More Say On Afghanistan
- February 18th, 2008
- Posted by EUEditor
The Australian Defence Minister, Joel Fitzgibbon, says NATO will give him information previously withheld on strategic planning, before the alliance holds top level talks on Afghanistan this April.
Mr Fitzgibbon (picture) has been agitating for a place at the table for Australia when NATO works on military plans, against legal restrictions it has on consultation with non-alliance governments.
He said today the NATO Secretary General, Jaap de Hoop Scheffer, had confirmed that Australian officials would be properly informed, before the preparation of a draft statement on the way forward for Afghanistan.

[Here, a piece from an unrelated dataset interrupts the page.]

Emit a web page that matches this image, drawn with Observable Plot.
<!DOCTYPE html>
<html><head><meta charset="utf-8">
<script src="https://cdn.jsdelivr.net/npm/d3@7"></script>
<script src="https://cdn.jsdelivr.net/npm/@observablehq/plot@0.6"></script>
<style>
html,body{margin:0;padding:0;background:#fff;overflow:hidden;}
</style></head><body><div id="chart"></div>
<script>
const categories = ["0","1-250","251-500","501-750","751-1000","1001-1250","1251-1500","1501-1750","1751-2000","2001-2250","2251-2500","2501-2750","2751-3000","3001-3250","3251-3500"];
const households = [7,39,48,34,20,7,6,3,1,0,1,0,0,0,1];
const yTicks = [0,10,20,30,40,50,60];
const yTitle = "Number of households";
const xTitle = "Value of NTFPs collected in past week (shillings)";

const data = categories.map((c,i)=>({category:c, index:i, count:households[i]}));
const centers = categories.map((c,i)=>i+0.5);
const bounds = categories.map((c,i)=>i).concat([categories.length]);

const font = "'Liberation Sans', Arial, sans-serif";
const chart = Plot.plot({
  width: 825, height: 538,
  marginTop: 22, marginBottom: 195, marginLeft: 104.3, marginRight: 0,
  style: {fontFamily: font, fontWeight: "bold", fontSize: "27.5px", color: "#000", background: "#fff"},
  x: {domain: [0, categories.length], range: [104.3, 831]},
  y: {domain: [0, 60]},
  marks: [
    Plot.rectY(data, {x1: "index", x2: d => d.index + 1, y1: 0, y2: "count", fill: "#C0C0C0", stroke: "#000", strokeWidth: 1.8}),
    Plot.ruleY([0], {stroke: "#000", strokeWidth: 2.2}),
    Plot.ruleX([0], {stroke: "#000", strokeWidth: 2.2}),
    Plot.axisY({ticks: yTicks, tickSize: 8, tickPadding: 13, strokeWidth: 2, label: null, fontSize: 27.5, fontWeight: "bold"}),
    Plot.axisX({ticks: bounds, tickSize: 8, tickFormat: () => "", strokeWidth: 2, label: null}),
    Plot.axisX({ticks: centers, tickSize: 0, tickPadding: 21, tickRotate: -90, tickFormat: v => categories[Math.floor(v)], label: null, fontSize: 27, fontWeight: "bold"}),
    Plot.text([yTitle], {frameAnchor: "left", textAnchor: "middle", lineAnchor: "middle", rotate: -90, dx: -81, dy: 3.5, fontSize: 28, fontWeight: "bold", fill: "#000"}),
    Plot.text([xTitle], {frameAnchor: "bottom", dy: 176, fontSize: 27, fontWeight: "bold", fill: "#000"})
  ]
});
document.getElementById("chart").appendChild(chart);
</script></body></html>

The statement is to go to the summit of heads of government of the alliance at Bucharest in April.
The Minister told Australian radio the Australian government was not planning to send more forces to Afghanistan, and would not do so until a number of NATO member countries did more, by removing restrictions on use of their troops in the field.

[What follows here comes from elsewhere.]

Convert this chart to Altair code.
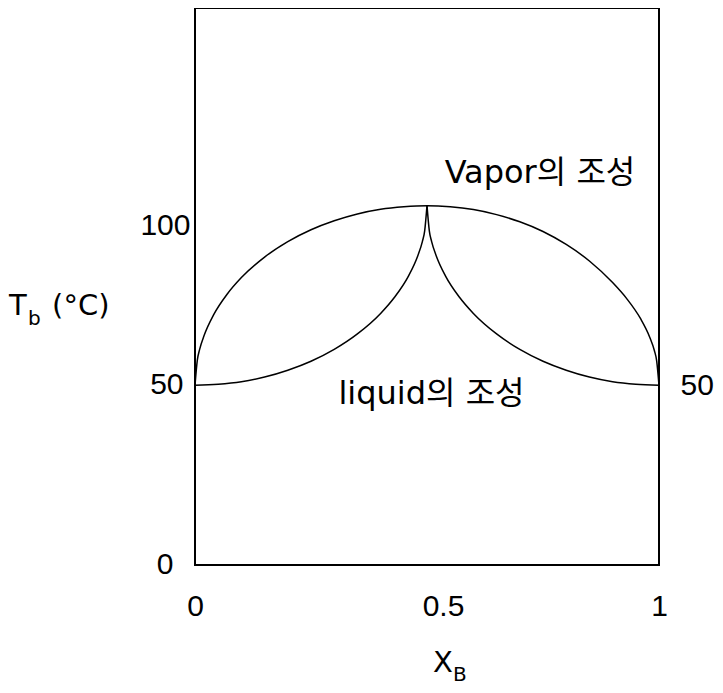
import altair as alt
import pandas as pd

# Vapor composition curve
vapor_x = [0, 0.005, 0.01, 0.02, 0.04, 0.07, 0.1, 0.15, 0.2, 0.25, 0.3, 0.35, 0.4, 0.45, 0.5,
           0.55, 0.6, 0.65, 0.7, 0.75, 0.8, 0.85, 0.9, 0.93, 0.96, 0.98, 0.99, 0.995, 1]
vapor_T = [50, 57, 60, 64, 69.6, 75.5, 80, 85.7, 90, 93.3, 95.8, 97.7, 99, 99.7, 100,
           99.7, 98.9, 97.5, 95.5, 92.8, 89.2, 84.6, 78.6, 74.2, 68.6, 63.4, 59.7, 56.8, 50]

# Liquid composition curve, left and right branches (meet at the cusp)
liqL_x = [0, 0.05, 0.1, 0.15, 0.2, 0.25, 0.3, 0.35, 0.4, 0.43, 0.46, 0.48, 0.49, 0.495, 0.5]
liqL_T = [50, 50.3, 51, 52.3, 54.2, 56.7, 60, 64.3, 70, 74.5, 80.4, 86, 90, 93, 100]
liqR_x = [0.5, 0.505, 0.51, 0.52, 0.54, 0.57, 0.6, 0.65, 0.7, 0.75, 0.8, 0.85, 0.9, 0.95, 1]
liqR_T = [100, 93, 90, 86, 80.4, 74.5, 70, 64.3, 60, 56.7, 54.2, 52.3, 51, 50.3, 50]

# Tick values
x_ticks = [0, 0.5, 1]
y_ticks_left = [0, 50, 100]
y_ticks_right = [50]

# Annotations (centered)
ann_text = ["Vapor의 조성", "liquid의 조성"]
ann_x = [0.7435, 0.5097]
ann_T = [109.1, 47.6]

# Axis titles (left aligned pieces, with subscripts)
ttl_text = ["T", "b", "(°C)", "X", "B"]
ttl_x = [-0.401, -0.360, -0.308, 0.513, 0.556]
ttl_T = [72.1, 68.4, 72.1, -27.3, -30.6]
ttl_size = [29, 20, 29, 29, 20]

FONT = "DejaVu Sans, Noto Sans CJK KR"
LFONT = "Liberation Sans"

rows = []
for x, t in zip(vapor_x, vapor_T):
    rows.append({"x": x, "T": t, "curve": "vapor"})
for x, t in zip(liqL_x, liqL_T):
    rows.append({"x": x, "T": t, "curve": "liquid_left"})
for x, t in zip(liqR_x, liqR_T):
    rows.append({"x": x, "T": t, "curve": "liquid_right"})
df = pd.DataFrame(rows)

ann_df = pd.DataFrame({"text": ann_text, "x": ann_x, "T": ann_T})
ttl_df = pd.DataFrame({"text": ttl_text, "x": ttl_x, "T": ttl_T, "fs": ttl_size})

xscale = alt.Scale(domain=[0, 1], nice=False, zero=False)
yscale = alt.Scale(domain=[0, 155], nice=False, zero=False)

x_axis = alt.Axis(
    values=x_ticks, format="~g", title=None, grid=False, ticks=False, tickSize=0, domain=False,
    labelFont=LFONT, labelFontSize=30, labelColor="black", labelFlush=False,
    labelPadding=26, labelOverlap=False,
    labelOffset={"condition": {"test": "datum.value == 0.5", "value": 16}, "value": 0},
)
y_axis_left = alt.Axis(
    orient="left", values=y_ticks_left, title=None, grid=False, ticks=False, tickSize=0,
    domain=False, labelFont=LFONT, labelFontSize=30, labelColor="black", labelFlush=False,
    labelOverlap=False,
    labelPadding={"condition": [{"test": "datum.value == 100", "value": 5},
                                {"test": "datum.value == 50", "value": 12}], "value": 22},
    labelOffset={"condition": [{"test": "datum.value == 100", "value": 20}], "value": -1},
)
y_axis_right = alt.Axis(
    orient="right", values=y_ticks_right, title=None, grid=False, ticks=False, tickSize=0,
    domain=False, labelFont=LFONT, labelFontSize=30, labelColor="black", labelFlush=False,
    labelPadding=21,
)

X = alt.X("x:Q", scale=xscale, axis=x_axis)

vapor = alt.Chart(df).transform_filter(alt.datum.curve == "vapor").mark_line(
    color="black", strokeWidth=1.5, interpolate="monotone"
).encode(
    x=X,
    y=alt.Y("T:Q", scale=yscale, axis=y_axis_left),
)

liquid = alt.Chart(df).transform_filter(alt.datum.curve != "vapor").mark_line(
    color="black", strokeWidth=1.5, interpolate="monotone"
).encode(
    x=X,
    y=alt.Y("T:Q", scale=yscale, axis=y_axis_right),
    detail="curve:N",
)

ann = alt.Chart(ann_df).mark_text(
    font=FONT, fontSize=32, align="center", baseline="middle", color="black"
).encode(
    x=X,
    y=alt.Y("T:Q", scale=yscale, axis=None),
    text="text:N",
)

ttl = alt.Chart(ttl_df).mark_text(
    font=FONT, align="left", baseline="middle", color="black"
).encode(
    x=X,
    y=alt.Y("T:Q", scale=yscale, axis=None),
    text="text:N",
    size=alt.Size("fs:Q", scale=None, legend=None),
)

chart = alt.layer(vapor, liquid, ann, ttl).resolve_axis(y="independent").properties(
    width=464, height=557,
    autosize=alt.AutoSizeParams(type="none"),
    padding={"left": 187, "top": 0, "right": 56, "bottom": 120},
    background="white",
).configure_view(stroke="black", strokeWidth=2)

chart.save("out.html", embed_options={"renderer": "svg", "actions": False})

However it had been considering the configuration of the numbers which determined the percentage of combat forces in the total.,
He said more could be done in helping to train the Afghan National Army which had been failing to hold on to gains made by allied troops against Taliban insurgents, and to boost Afghan police efforts against the opium trade.
The International Security Assistance Force (ISAF) in Afghanistan operates under NATO command, though 14 of the 40 countries involved are not members of the North Atlantic alliance — periodically raising issues over information sharing and policy.
Reference:
Joel Fitzgibbon, Defence Minister (Australia), interview Fran Kelly, ABC Radio National, 09:00 AEST, 18.2.08.